Condensed-Matter Physics & Materials Science Seminar
"Discovery of Weyl fermions in condensed matter"
Presented by Hong Ding, Inst. of Physics, Chinese Academy of Sciences, China
Wednesday, July 22, 2015, 1:30 pm — Bldg. 734, ISB Conf. Room 201 (upstairs)
In 1929, a German mathematician and physicist Hermann Weyl proposed that a massless solution of the Dirac equation represents a pair of new type of particles, the so-called Weyl fermions. However, their existence in particle physics remains elusive after more than eight decades, e.g., neutrino has been regarded as a Weyl fermion in the Standard Model until it was found to have mass. Recently, significant advances in both topological insulators and topological semimetals have provided an alternative way to realize Weyl fermions in condensed matter as an emergent phenomenon. Weyl semimetals are predicted as a class of topological materials that can be regarded as three-dimensional analogs of graphene breaking time reversal or inversion symmetry.
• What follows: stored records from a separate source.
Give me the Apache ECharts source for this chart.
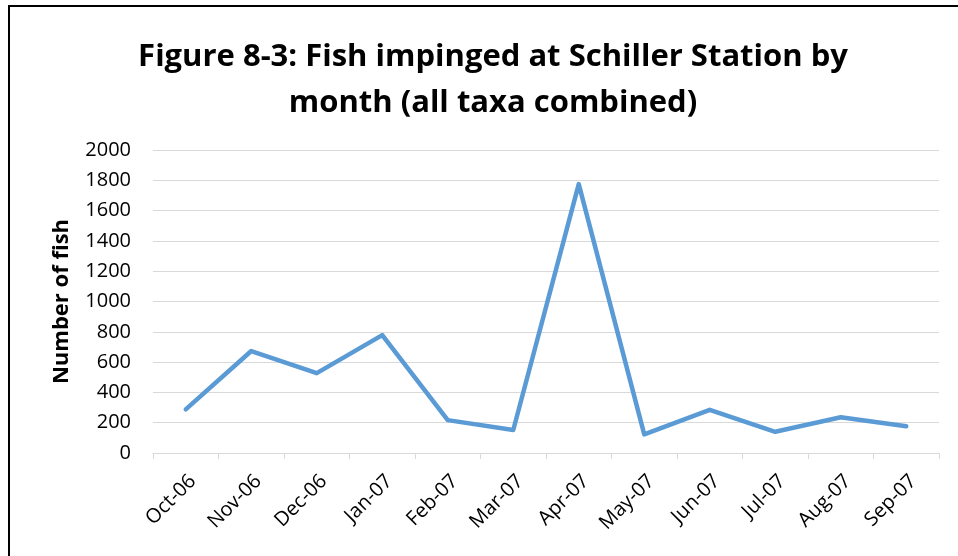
<!DOCTYPE html>
<html>
<head>
<meta charset="utf-8">
<script src="https://cdn.jsdelivr.net/npm/echarts@6/dist/echarts.min.js"></script>
<style>html,body{margin:0;padding:0;background:#fff}#c{width:958px;height:556px}</style>
</head>
<body>
<div id="c"></div>
<script>
const months = ['Oct-06','Nov-06','Dec-06','Jan-07','Feb-07','Mar-07','Apr-07','May-07','Jun-07','Jul-07','Aug-07','Sep-07'];
const fishCounts = [288, 673, 527, 778, 217, 152, 1775, 123, 285, 140, 236, 177];
const titleText = 'Figure 8-3: Fish impinged at Schiller Station by\nmonth (all taxa combined)';
const yAxisName = 'Number of fish';

const chart = echarts.init(document.getElementById('c'));
chart.setOption({
  animation: false,
  backgroundColor: '#fff',
  graphic: [{
    type: 'polyline', silent: true,
    shape: { points: [[9, 600], [9, 6], [958, 6]] },
    style: { stroke: '#000', lineWidth: 2, fill: null }
  }],
  title: {
    text: titleText,
    left: 488, textAlign: 'center', top: 29,
    textStyle: { fontFamily: 'Open Sans', fontWeight: 'bold', fontSize: 31, color: '#000', lineHeight: 46 }
  },
  grid: { left: 153, right: 19, top: 150, bottom: 103 },
  xAxis: {
    type: 'category', data: months, boundaryGap: true,
    axisLine: { lineStyle: { color: '#D9D9D9', width: 1 } },
    axisTick: { show: true, length: 6, lineStyle: { color: '#D9D9D9' } },
    axisLabel: { rotate: 45, interval: 0, fontFamily: 'Open Sans', fontSize: 20, color: '#000', margin: 18, verticalAlign: 'top' }
  },
  yAxis: {
    type: 'value', min: 0, max: 2000, interval: 200,
    name: yAxisName, nameLocation: 'middle', nameGap: 80,
    nameTextStyle: { fontFamily: 'Open Sans', fontWeight: 'bold', fontSize: 22, color: '#000' },
    axisLine: { show: false }, axisTick: { show: false },
    axisLabel: { fontFamily: 'Open Sans', fontSize: 20, color: '#000', margin: 22, formatter: v => String(v) },
    splitLine: { lineStyle: { color: '#D9D9D9', width: 1 } }
  },
  series: [{
    type: 'line', data: fishCounts, symbol: 'none',
    lineStyle: { color: '#5B9BD5', width: 4.5, cap: 'round', join: 'round' }
  }]
});
</script>
</body>
</html>
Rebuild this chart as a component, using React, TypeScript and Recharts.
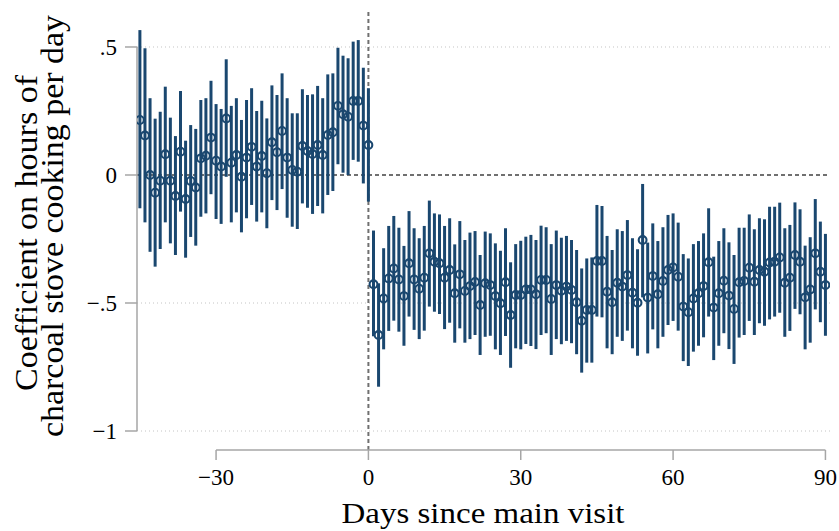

Electrons in a Weyl semimetal behave exactly as Weyl fermions, which have many exotic properties, such as chiral anomaly, magnetic monopoles in the crystal momentum space, and open Fermi arcs on the surface. In this talk I will report our discovery of a Weyl semimetal in TaAs by observing Fermi arcs in the surface states and Weyl nodes in the bulk states using angle-resolved photoemission spectroscopy.